A seed is just a number that lets you start the pseudo-random process from the same place every time. Without it, you’d get different results every run, like someone running 1 km, but always starting from a different city.

Yes, absolutely clear. I'm a software engineer. I've been doing this in my programs for decades, setting the random generator seed to be able to get the same result in a later run of course.

My problem is conceptual/philosophical: let me try to explain it.

If any calculation based on a sequence of random numbers produces something that compares amazingly well with reality this is a property of the sequence of random numbers, not a property of reality.

It's like discovering the entire US Declaration of Independence coded in the decimals of pi at offset 14287468794577131. Yes, it's there somewhere, but what does the discovery mean? Absolutely nothing.

Hi Nablator,

Apologies for my tone, I’m not a native speaker, and sometimes I express things more bluntly than I intend.

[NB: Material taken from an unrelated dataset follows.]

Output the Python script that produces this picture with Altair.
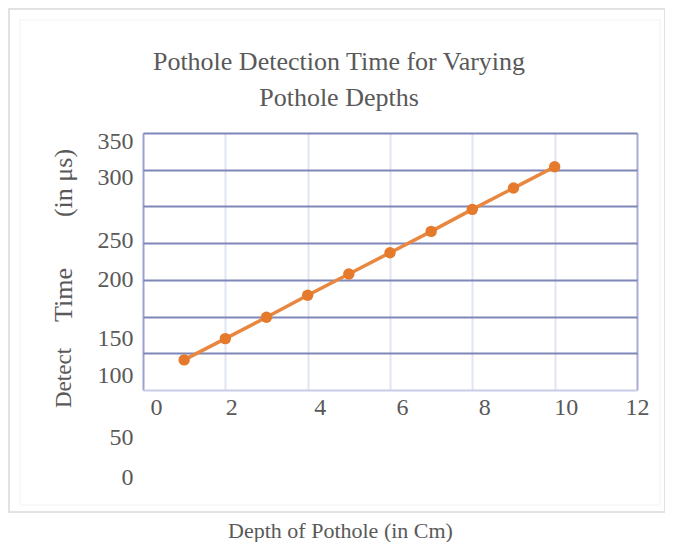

That said, I think there’s a fundamental difference between a random coincidence and a replicable structure. Your pi analogy is clever, but I’d argue it doesn’t quite apply here. It's like saying that if a monkey typing randomly on a keyboard writes a Shakespeare sonnet, then Shakespeare was just a random artifact of the keyboard.

Why? Because we’re not talking about a hidden message in an irrational number. We’re talking about a statistically significant, falsifiable structure that emerges in a linguistic corpus — and holds across different tests, models, and even transcriptions.

As a linguist, I can tell you: when such structure appears in language-like sequences, it’s not random noise. It suggests intentionality — whether functional, symbolic, or linguistic.

That’s not mysticism. I believe it is strong enough to be a potential first step toward understanding the system behind it.

RE: Strong evidence of a structured four-phase system in the Voynich Manuscript - Urtx13 - 24-04-2025

(24-04-2025, 01:43 PM)ReneZ Wrote: You are not allowed to view links. Register or Login to view.A random number generator (RNG) creates an arbitrary sequence of numbers.

When two people run an experiment that includes a random number generator, they will not get exactly the same results. When the process that is being experimented is well-behaved (not chaotic), the results will be similar but not the same.

If one wants to verify an experiment on a process, then one wants to make sure that two people get exactly the same results. This can be done in case both people set the same 'seed' (starting point) for the RNG. (Note that there are also RNG's for which this will not work).

So people here are invited to use the seed 1405 in order to get exactly the same result. Using other seeds can be interesting in order to check that it creates similar results.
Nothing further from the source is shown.